PORTLAND, Ore. — Correction: An earlier version of this article incorrectly attributed comments made by community member Michael Richardson to Portland Police Chief Jami Resch.
For three nights in a row, protests have rocked the streets of Portland and cities around the nation. In an early morning press conference, Portland Police Bureau Chief Jami Resch discussed the events that unfolded Sunday night into Monday morning.
Resch praised scenes of solidarity between officers and demonstrators, such as the moment when officers took a knee with protesters in front of the Justice Center in downtown Portland.
Resch also spoke of the differences between the first night and second night of protests in the city saying, "The first night we were not anticipating the events, especially at that scale. The second night we were able to prepare for a much larger event."
She added that police have to be flexible enough to change tactics based on how the crowd reacts and have contingency plans for whatever the events dictate.

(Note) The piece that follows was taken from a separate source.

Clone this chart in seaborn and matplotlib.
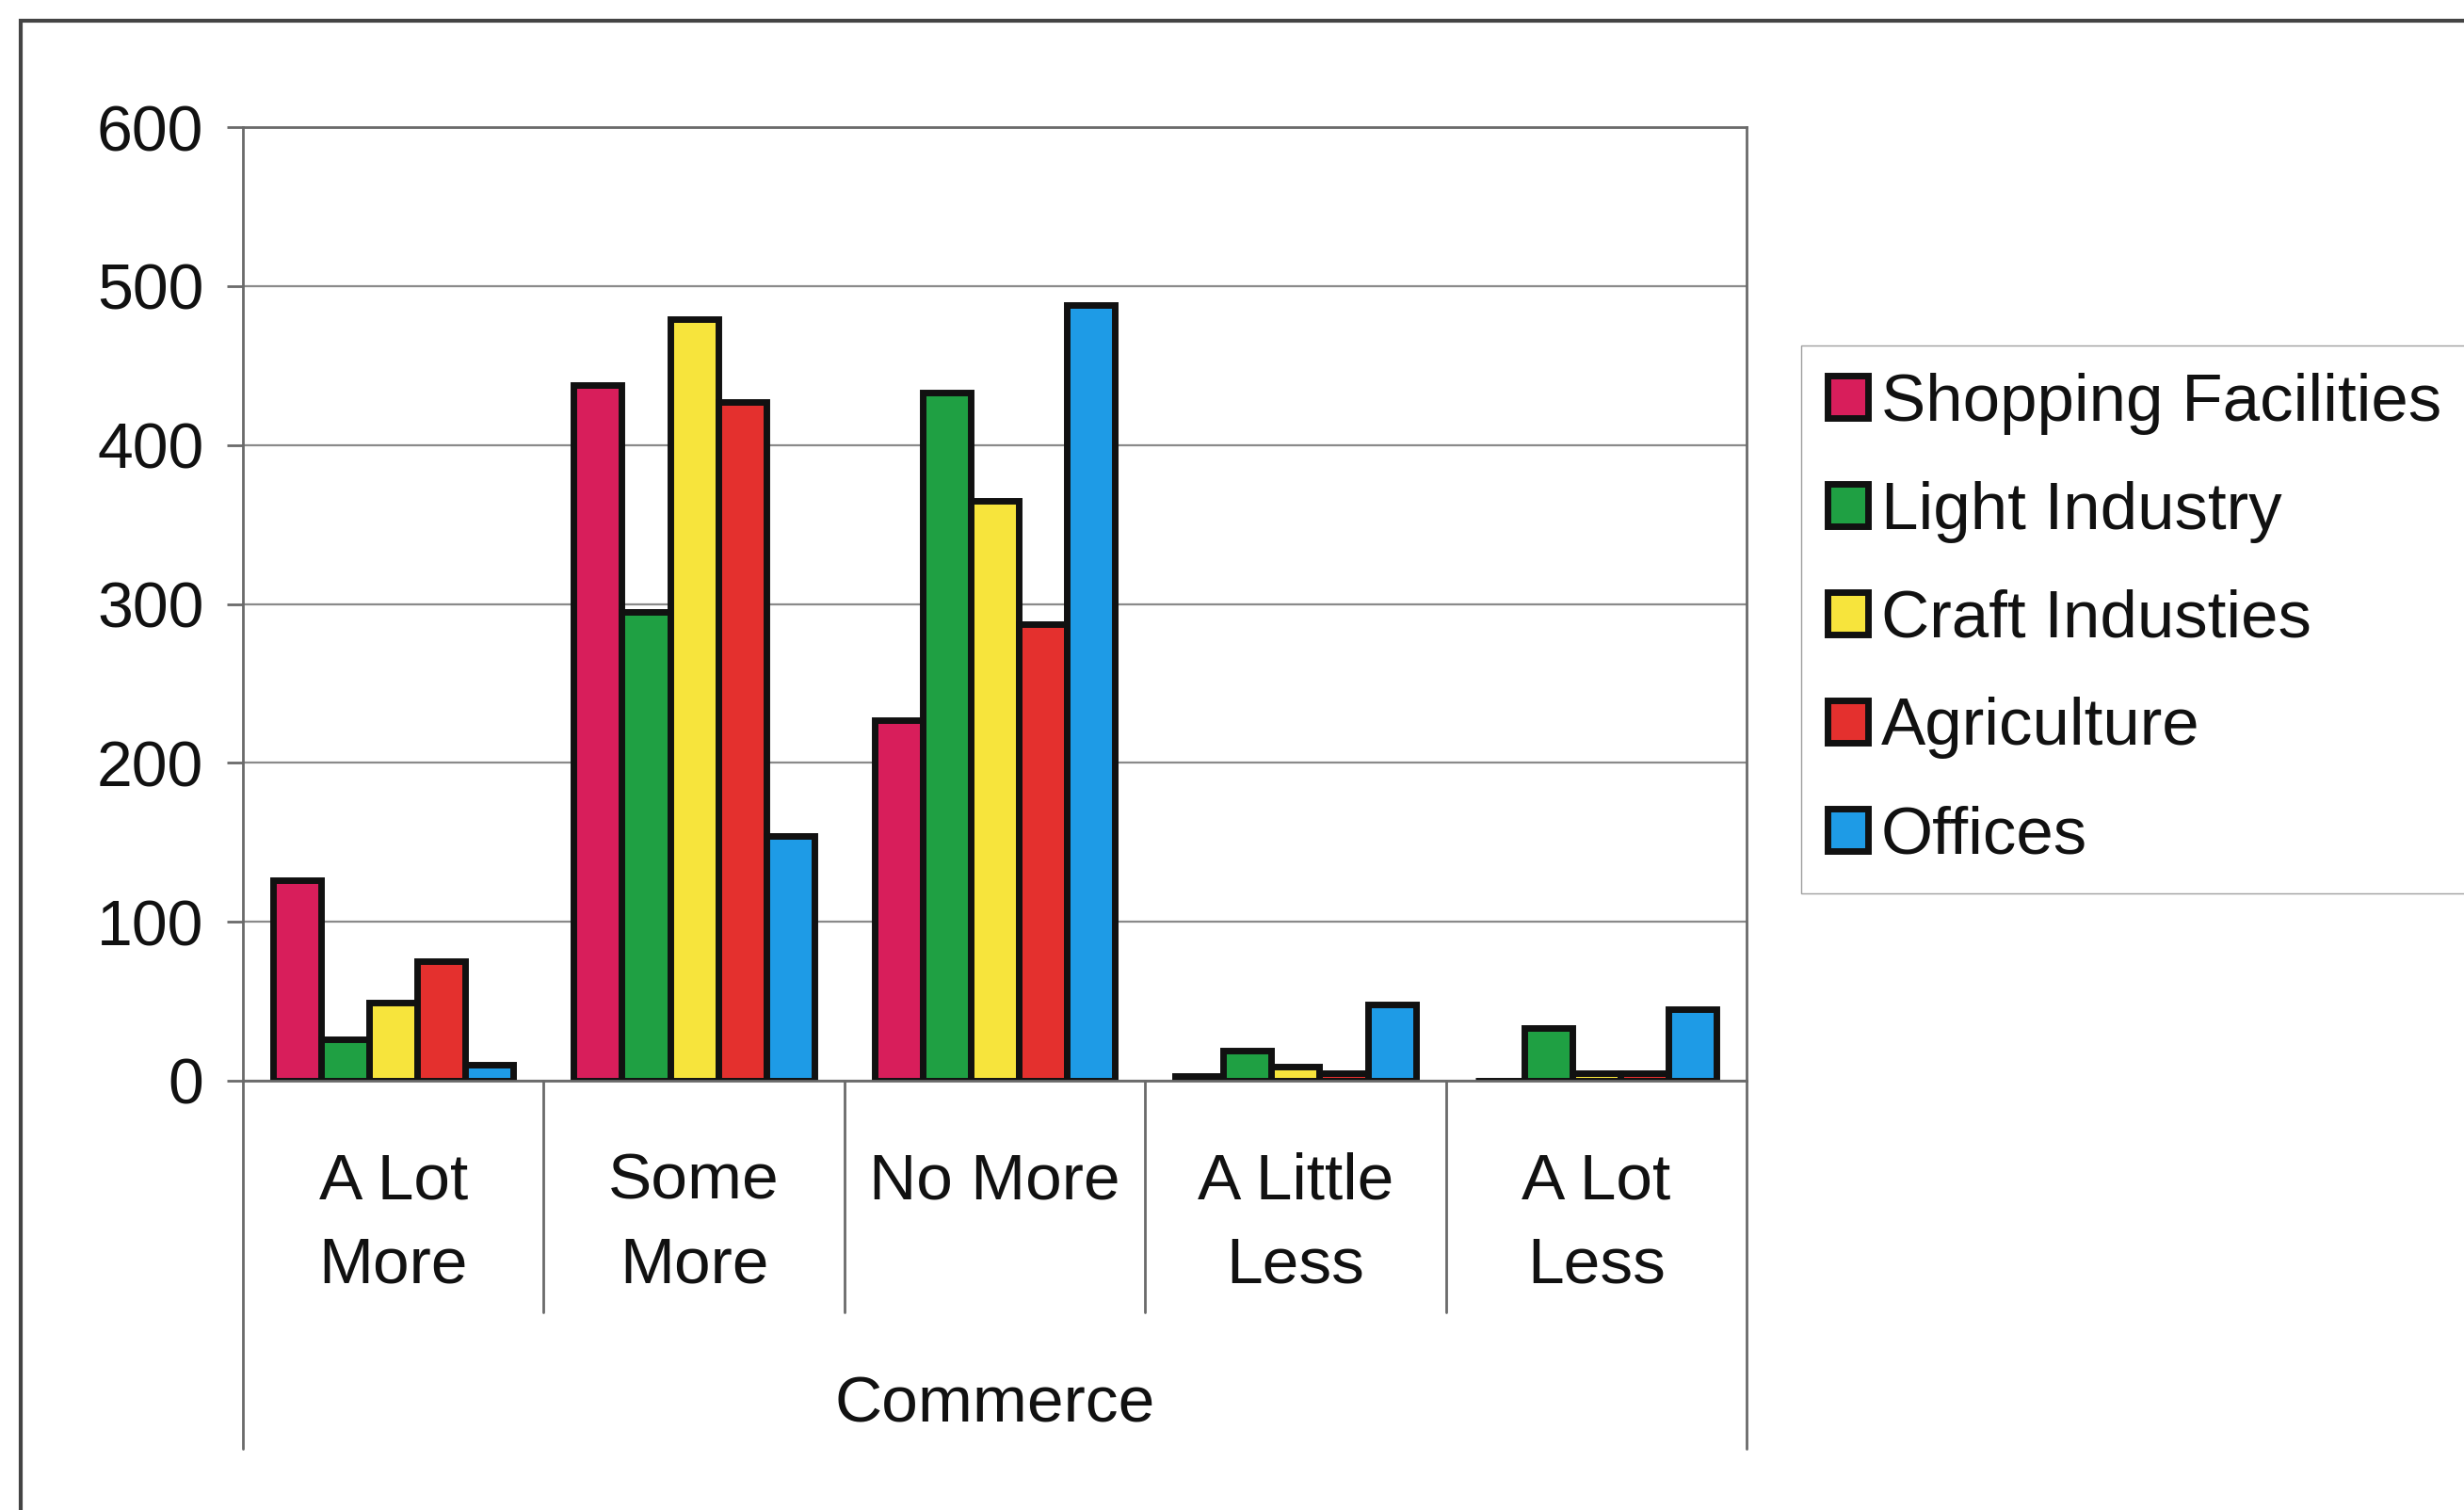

Resch said that prior to the start of the protest, the police liaison team met with organizers of the event that started in the Laurelhurst area and agreed to help the protest group march peacefully and safely through the city.
The protest remained peaceful for hours until shortly before midnight Sunday, when Portland police said some demonstrators began setting off fireworks and "aerial morters" at officers. Police declared the gathering at that point a civil disturbance and an unlawful assembly and used flash bangs and tear gas to disperse protesters.
The gathering splintered into smaller groups throughout downtown. There was vandalism and reports of people setting fires in the early morning hours of Monday. Fourteen people were arrested, police said.
During the news conference, the police chief also spoke about a productive conversation she had with three community members who were involved in the protest.
"I spoke with three different community members who had at one point or another spoken to our liaison teams. When the request was made, the liaison team reached out to the community and the community chose those three community members," Resch said.
The chief said it was a good conversation that was unfortunately cut short when some people began throwing incendiary devices at the officers. She said they agreed to meet again.
"I was very appreciative that they were able to take the time, that they were trusting enough to come into the police precinct and meet with me," Resch said. "And they were very thankful that I took the time as well. They had some very good ideas on how the police could engage in different ways that we haven't before.
"It was a very good conversation, but it was cut short by the actions of people who began throwing the incendiary devices at the officers. We agreed to meet again. Hopefully that will take place again very soon," Resch said.
Michael Richardson, one of the community members who met with Resch, spoke with KGW. Near the end of the interview, he said he hopes protests stay peaceful.
"I would just say as people are watching or coming down to protests, keep your protests peaceful. Go home early, get out the way of the other tyranny stuff and let that be treated as it needs to be treated. But don't mix with those people and don't bring the violence, because it's not about violence. It's really about conversation and diplomacy," Richardson said.